SOURCE EXCERPT ▸

================================

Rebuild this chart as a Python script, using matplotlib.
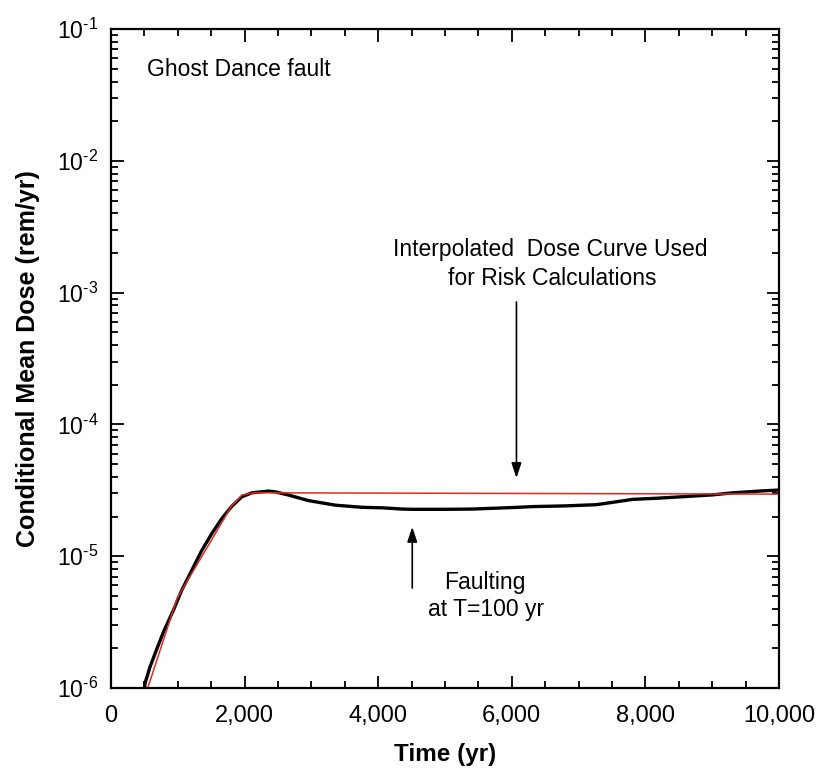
import numpy as np
import matplotlib
matplotlib.use('Agg')
import matplotlib.pyplot as plt
from matplotlib.ticker import MultipleLocator, FuncFormatter, LogLocator

plt.rcParams['font.family'] = ['Liberation Sans', 'DejaVu Sans']
plt.rcParams['mathtext.fontset'] = 'custom'
plt.rcParams['mathtext.rm'] = 'Liberation Sans'
plt.rcParams['mathtext.it'] = 'Liberation Sans:italic'
plt.rcParams['mathtext.bf'] = 'Liberation Sans:bold'

# conditional mean dose, faulting at T=100 yr (black)
time_dose = [500, 510, 585, 660, 786, 936, 1061, 1211, 1361, 1511, 1661, 1811,
             1961, 2111, 2361, 2461, 2661, 2961, 3361, 3761, 4060, 4361, 4510,
             5000, 5410, 6000, 6310, 6800, 7260, 7500, 7810, 8200, 8560, 9000,
             9310, 9700, 10000]
dose = [1.0e-6, 1.09e-6, 1.45e-6, 1.83e-6, 2.67e-6, 3.91e-6, 5.55e-6, 7.85e-6,
        1.11e-5, 1.49e-5, 1.94e-5, 2.40e-5, 2.83e-5, 3.03e-5, 3.12e-5, 3.08e-5,
        2.91e-5, 2.64e-5, 2.44e-5, 2.35e-5, 2.33e-5, 2.28e-5, 2.27e-5, 2.27e-5,
        2.28e-5, 2.34e-5, 2.38e-5, 2.41e-5, 2.46e-5, 2.56e-5, 2.70e-5, 2.76e-5,
        2.83e-5, 2.92e-5, 3.03e-5, 3.12e-5, 3.18e-5]

# interpolated dose curve used for risk calculations (red)
time_interp = [550, 990, 1800, 1960, 2150, 10000]
dose_interp = [1.0e-6, 4.8e-6, 2.38e-5, 2.91e-5, 3.03e-5, 2.96e-5]

fig = plt.figure(figsize=(8.21, 7.77), dpi=100)
ax = fig.add_axes([0.1352, 0.1145, 0.8136, 0.8481])

ax.plot(time_dose, dose, color='black', lw=2.4, solid_joinstyle='round',
        solid_capstyle='round')
ax.plot(time_interp, dose_interp, color='#e8261e', lw=1.1)

ax.set_yscale('log')
ax.set_xlim(0, 10000)
ax.set_ylim(1e-6, 1e-1)

ax.xaxis.set_major_locator(MultipleLocator(2000))
ax.xaxis.set_minor_locator(MultipleLocator(500))
ax.xaxis.set_major_formatter(FuncFormatter(lambda v, p: f'{int(v):,}'))
ax.yaxis.set_major_locator(LogLocator(base=10, numticks=10))
ax.yaxis.set_minor_locator(LogLocator(base=10, subs=np.arange(2, 10), numticks=20))
ax.yaxis.set_major_formatter(
    FuncFormatter(lambda v, p: r'$10^{\text{-%d}}$' % abs(round(np.log10(v)))))

ax.tick_params(which='both', direction='in', top=True, right=True, width=1.3)
ax.tick_params(which='major', length=9)
ax.tick_params(which='minor', length=5)
ax.tick_params(axis='x', which='major', labelsize=17, pad=12)
ax.tick_params(axis='y', which='major', labelsize=16.5, pad=9)
for s in ax.spines.values():
    s.set_linewidth(1.6)

ax.set_xlabel('Time (yr)', fontsize=17.5, fontweight='bold', labelpad=12)
ax.set_ylabel('Conditional Mean Dose (rem/yr)', fontsize=18, fontweight='bold',
              labelpad=12)

ax.text(535, 4.9e-2, 'Ghost Dance fault', fontsize=16.5, va='center', ha='left')
ax.text(6573, 2.14e-3, 'Interpolated  Dose Curve Used', fontsize=16.5,
        va='center', ha='center')
ax.text(6600, 1.27e-3, 'for Risk Calculations', fontsize=16.5, va='center',
        ha='center')
ax.text(5600, 6.37e-6, 'Faulting', fontsize=16.5, va='center', ha='center')
ax.text(5620, 3.91e-6, 'at T=100 yr', fontsize=16.5, va='center', ha='center')

arrow = dict(arrowstyle='-|>,head_length=0.9,head_width=0.3', color='black',
             lw=1.2, shrinkA=0, shrinkB=0)
ax.annotate('', xy=(6070, 3.92e-5), xytext=(6070, 8.5e-4), arrowprops=arrow)
ax.annotate('', xy=(4510, 1.67e-5), xytext=(4510, 5.74e-6), arrowprops=arrow)

fig.savefig('out.png', dpi=100)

================================

INSTRUCTIONS TO FOLLOW ▸ Leave out the pictures. Transcribe only the lines above, from the first through the one that contains "ax.set_ylim(1e-6, 1e-1)".

ANSWER TO THE PROBLEM ▸
Rebuild this chart as a Python script, using matplotlib.
import numpy as np
import matplotlib
matplotlib.use('Agg')
import matplotlib.pyplot as plt
from matplotlib.ticker import MultipleLocator, FuncFormatter, LogLocator

plt.rcParams['font.family'] = ['Liberation Sans', 'DejaVu Sans']
plt.rcParams['mathtext.fontset'] = 'custom'
plt.rcParams['mathtext.rm'] = 'Liberation Sans'
plt.rcParams['mathtext.it'] = 'Liberation Sans:italic'
plt.rcParams['mathtext.bf'] = 'Liberation Sans:bold'

# conditional mean dose, faulting at T=100 yr (black)
time_dose = [500, 510, 585, 660, 786, 936, 1061, 1211, 1361, 1511, 1661, 1811,
             1961, 2111, 2361, 2461, 2661, 2961, 3361, 3761, 4060, 4361, 4510,
             5000, 5410, 6000, 6310, 6800, 7260, 7500, 7810, 8200, 8560, 9000,
             9310, 9700, 10000]
dose = [1.0e-6, 1.09e-6, 1.45e-6, 1.83e-6, 2.67e-6, 3.91e-6, 5.55e-6, 7.85e-6,
        1.11e-5, 1.49e-5, 1.94e-5, 2.40e-5, 2.83e-5, 3.03e-5, 3.12e-5, 3.08e-5,
        2.91e-5, 2.64e-5, 2.44e-5, 2.35e-5, 2.33e-5, 2.28e-5, 2.27e-5, 2.27e-5,
        2.28e-5, 2.34e-5, 2.38e-5, 2.41e-5, 2.46e-5, 2.56e-5, 2.70e-5, 2.76e-5,
        2.83e-5, 2.92e-5, 3.03e-5, 3.12e-5, 3.18e-5]

# interpolated dose curve used for risk calculations (red)
time_interp = [550, 990, 1800, 1960, 2150, 10000]
dose_interp = [1.0e-6, 4.8e-6, 2.38e-5, 2.91e-5, 3.03e-5, 2.96e-5]

fig = plt.figure(figsize=(8.21, 7.77), dpi=100)
ax = fig.add_axes([0.1352, 0.1145, 0.8136, 0.8481])

ax.plot(time_dose, dose, color='black', lw=2.4, solid_joinstyle='round',
        solid_capstyle='round')
ax.plot(time_interp, dose_interp, color='#e8261e', lw=1.1)

ax.set_yscale('log')
ax.set_xlim(0, 10000)
ax.set_ylim(1e-6, 1e-1)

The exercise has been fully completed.